- **Requirements**: Write every line out verbatim and omit the pictures.
::::::
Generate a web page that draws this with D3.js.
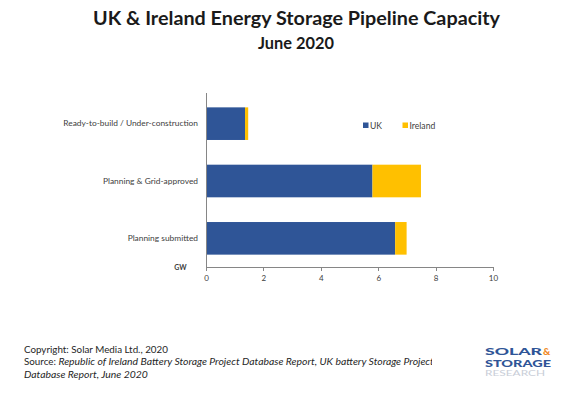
<html>
<head>
<style>
  body { margin: 0; background: #fff; }
  svg text { font-family: Lato, "Open Sans", sans-serif; }
  .axis path, .axis line { fill: none; stroke: #868686; shape-rendering: crispEdges; }
  .axis text { fill: #404040; }
</style>
</head>
<script src="https://d3js.org/d3.v7.min.js"></script>
<body>
<div id="chart"></div>
<script>

var categories = ["Ready-to-build / Under-construction", "Planning & Grid-approved", "Planning submitted"];
var ukValues = [1.36, 5.80, 6.59];
var irelandValues = [0.11, 1.69, 0.40];
var seriesNames = ["UK", "Ireland"];
var xTicks = [0, 2, 4, 6, 8, 10];

var color = ["#2F5597", "#FFC000"];

var width = 578, height = 396;

var svg = d3.select("#chart").append("svg")
    .attr("width", width)
    .attr("height", height);

svg.append("rect").attr("width", width).attr("height", height).attr("fill", "#fff");

// titles
svg.append("text")
    .attr("x", 296.5).attr("y", 25)
    .attr("text-anchor", "middle")
    .attr("textLength", 407).attr("lengthAdjust", "spacingAndGlyphs")
    .style("font-size", "19px").style("font-weight", "bold").style("fill", "#1a1a1a")
    .text("UK & Ireland Energy Storage Pipeline Capacity");

svg.append("text")
    .attr("x", 296).attr("y", 49)
    .attr("text-anchor", "middle")
    .attr("textLength", 76).attr("lengthAdjust", "spacingAndGlyphs")
    .style("font-size", "17px").style("font-weight", "bold").style("fill", "#1a1a1a")
    .text("June 2020");

// data table for stacking
var table = categories.map(function(c, i) {
  return {category: c, UK: ukValues[i], Ireland: irelandValues[i]};
});
var stacked = d3.stack().keys(seriesNames)(table);

var x = d3.scaleLinear().domain([0, 10]).range([206, 493]);
var y = d3.scaleBand().domain(categories).range([95, 267])
    .paddingInner(0.431).paddingOuter(0.2155);

// bars
svg.selectAll(".series")
    .data(stacked)
    .enter()
    .append("g")
      .attr("class", "series")
      .style("fill", function(d, i) { return color[i]; })
    .selectAll("rect")
    .data(function(d) { return d; })
    .enter()
    .append("rect")
      .attr("x", function(d) { return x(d[0]); })
      .attr("y", function(d) { return y(d.data.category); })
      .attr("width", function(d) { return x(d[1]) - x(d[0]); })
      .attr("height", y.bandwidth());

// x axis
var xAxis = svg.append("g")
    .attr("class", "x axis")
    .attr("transform", "translate(0,267)")
    .call(d3.axisBottom(x).tickValues(xTicks).tickSize(4).tickSizeOuter(0).tickPadding(4));
xAxis.selectAll("text").style("font-size", "8px");

// y axis
var yAxis = svg.append("g")
    .attr("class", "y axis")
    .attr("transform", "translate(206,0)")
    .call(d3.axisLeft(y).tickSize(0).tickSizeOuter(0).tickPadding(8));
yAxis.select(".domain").attr("d", "M0,93V267");
yAxis.selectAll("text").style("font-size", "8.4px");

// unit label
svg.append("text")
    .attr("x", 180.5).attr("y", 269.5)
    .attr("text-anchor", "middle")
    .style("font-size", "7px").style("font-weight", "bold").style("fill", "#404040")
    .text("GW");

// legend
var legend = svg.selectAll(".legend")
    .data(seriesNames)
    .enter()
    .append("g")
      .attr("class", "legend")
      .attr("transform", function(d, i) { return "translate(" + [363, 402.5][i] + ",0)"; });

legend.append("rect")
    .attr("y", 122.5)
    .attr("width", 5.5).attr("height", 5.5)
    .style("fill", function(d, i) { return color[i]; });

legend.append("text")
    .attr("x", 7).attr("y", 128.5)
    .style("font-size", "8.6px").style("fill", "#404040")
    .text(function(d) { return d; });

// footer
svg.append("defs").append("clipPath").attr("id", "foot-clip")
  .append("rect").attr("x", 0).attr("y", 330).attr("width", 432).attr("height", 60);

var foot = svg.append("g").attr("clip-path", "url(#foot-clip)")
    .style("font-size", "9.8px").style("fill", "#262626");

foot.append("text").attr("x", 24).attr("y", 352.5).text("Copyright: Solar Media Ltd., 2020");

var src = foot.append("text").attr("x", 24).attr("y", 365);
src.append("tspan").text("Source: ");
src.append("tspan").style("font-style", "italic").style("font-size", "10.4px")
    .text("Republic of Ireland Battery Storage Project Database Report, UK battery Storage Project");

foot.append("text").attr("x", 24).attr("y", 377.5)
    .style("font-style", "italic").style("font-size", "10.4px")
    .text("Database Report, June 2020");

// logo
var logo = svg.append("g").style("font-weight", "900");
logo.append("text").attr("x", 485).attr("y", 355)
    .attr("textLength", 57).attr("lengthAdjust", "spacingAndGlyphs")
    .style("font-size", "10px").style("fill", "#2F5597")
    .text("SOLAR");
logo.append("text").attr("x", 543).attr("y", 355)
    .style("font-size", "10px").style("fill", "#F08A24")
    .text("&");
logo.append("text").attr("x", 485).attr("y", 366.5)
    .attr("textLength", 66).attr("lengthAdjust", "spacingAndGlyphs")
    .style("font-size", "10px").style("fill", "#2F5597")
    .text("STORAGE");
logo.append("text").attr("x", 485).attr("y", 376)
    .attr("textLength", 60).attr("lengthAdjust", "spacingAndGlyphs")
    .style("font-size", "7px").style("font-weight", "normal").style("fill", "#c9ced8")
    .text("RESEARCH");

</script>
</body>
</html>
::::::
- **Solution to this task**:
Generate a web page that draws this with D3.js.
<html>
<head>
<style>
  body { margin: 0; background: #fff; }
  svg text { font-family: Lato, "Open Sans", sans-serif; }
  .axis path, .axis line { fill: none; stroke: #868686; shape-rendering: crispEdges; }
  .axis text { fill: #404040; }
</style>
</head>
<script src="https://d3js.org/d3.v7.min.js"></script>
<body>
<div id="chart"></div>
<script>

var categories = ["Ready-to-build / Under-construction", "Planning & Grid-approved", "Planning submitted"];
var ukValues = [1.36, 5.80, 6.59];
var irelandValues = [0.11, 1.69, 0.40];
var seriesNames = ["UK", "Ireland"];
var xTicks = [0, 2, 4, 6, 8, 10];

var color = ["#2F5597", "#FFC000"];

var width = 578, height = 396;

var svg = d3.select("#chart").append("svg")
    .attr("width", width)
    .attr("height", height);

svg.append("rect").attr("width", width).attr("height", height).attr("fill", "#fff");

// titles
svg.append("text")
    .attr("x", 296.5).attr("y", 25)
    .attr("text-anchor", "middle")
    .attr("textLength", 407).attr("lengthAdjust", "spacingAndGlyphs")
    .style("font-size", "19px").style("font-weight", "bold").style("fill", "#1a1a1a")
    .text("UK & Ireland Energy Storage Pipeline Capacity");

svg.append("text")
    .attr("x", 296).attr("y", 49)
    .attr("text-anchor", "middle")
    .attr("textLength", 76).attr("lengthAdjust", "spacingAndGlyphs")
    .style("font-size", "17px").style("font-weight", "bold").style("fill", "#1a1a1a")
    .text("June 2020");

// data table for stacking
var table = categories.map(function(c, i) {
  return {category: c, UK: ukValues[i], Ireland: irelandValues[i]};
});
var stacked = d3.stack().keys(seriesNames)(table);

var x = d3.scaleLinear().domain([0, 10]).range([206, 493]);
var y = d3.scaleBand().domain(categories).range([95, 267])
    .paddingInner(0.431).paddingOuter(0.2155);

// bars
svg.selectAll(".series")
    .data(stacked)
    .enter()
    .append("g")
      .attr("class", "series")
      .style("fill", function(d, i) { return color[i]; })
    .selectAll("rect")
    .data(function(d) { return d; })
    .enter()
    .append("rect")
      .attr("x", function(d) { return x(d[0]); })
      .attr("y", function(d) { return y(d.data.category); })
      .attr("width", function(d) { return x(d[1]) - x(d[0]); })
      .attr("height", y.bandwidth());

// x axis
var xAxis = svg.append("g")
    .attr("class", "x axis")
    .attr("transform", "translate(0,267)")
    .call(d3.axisBottom(x).tickValues(xTicks).tickSize(4).tickSizeOuter(0).tickPadding(4));
xAxis.selectAll("text").style("font-size", "8px");

// y axis
var yAxis = svg.append("g")
    .attr("class", "y axis")
    .attr("transform", "translate(206,0)")
    .call(d3.axisLeft(y).tickSize(0).tickSizeOuter(0).tickPadding(8));
yAxis.select(".domain").attr("d", "M0,93V267");
yAxis.selectAll("text").style("font-size", "8.4px");

// unit label
svg.append("text")
    .attr("x", 180.5).attr("y", 269.5)
    .attr("text-anchor", "middle")
    .style("font-size", "7px").style("font-weight", "bold").style("fill", "#404040")
    .text("GW");

// legend
var legend = svg.selectAll(".legend")
    .data(seriesNames)
    .enter()
    .append("g")
      .attr("class", "legend")
      .attr("transform", function(d, i) { return "translate(" + [363, 402.5][i] + ",0)"; });

legend.append("rect")
    .attr("y", 122.5)
    .attr("width", 5.5).attr("height", 5.5)
    .style("fill", function(d, i) { return color[i]; });

legend.append("text")
    .attr("x", 7).attr("y", 128.5)
    .style("font-size", "8.6px").style("fill", "#404040")
    .text(function(d) { return d; });

// footer
svg.append("defs").append("clipPath").attr("id", "foot-clip")
  .append("rect").attr("x", 0).attr("y", 330).attr("width", 432).attr("height", 60);

var foot = svg.append("g").attr("clip-path", "url(#foot-clip)")
    .style("font-size", "9.8px").style("fill", "#262626");

foot.append("text").attr("x", 24).attr("y", 352.5).text("Copyright: Solar Media Ltd., 2020");

var src = foot.append("text").attr("x", 24).attr("y", 365);
src.append("tspan").text("Source: ");
src.append("tspan").style("font-style", "italic").style("font-size", "10.4px")
    .text("Republic of Ireland Battery Storage Project Database Report, UK battery Storage Project");

foot.append("text").attr("x", 24).attr("y", 377.5)
    .style("font-style", "italic").style("font-size", "10.4px")
    .text("Database Report, June 2020");

// logo
var logo = svg.append("g").style("font-weight", "900");
logo.append("text").attr("x", 485).attr("y", 355)
    .attr("textLength", 57).attr("lengthAdjust", "spacingAndGlyphs")
    .style("font-size", "10px").style("fill", "#2F5597")
    .text("SOLAR");
logo.append("text").attr("x", 543).attr("y", 355)
    .style("font-size", "10px").style("fill", "#F08A24")
    .text("&");
logo.append("text").attr("x", 485).attr("y", 366.5)
    .attr("textLength", 66).attr("lengthAdjust", "spacingAndGlyphs")
    .style("font-size", "10px").style("fill", "#2F5597")
    .text("STORAGE");
logo.append("text").attr("x", 485).attr("y", 376)
    .attr("textLength", 60).attr("lengthAdjust", "spacingAndGlyphs")
    .style("font-size", "7px").style("font-weight", "normal").style("fill", "#c9ced8")
    .text("RESEARCH");

</script>
</body>
</html>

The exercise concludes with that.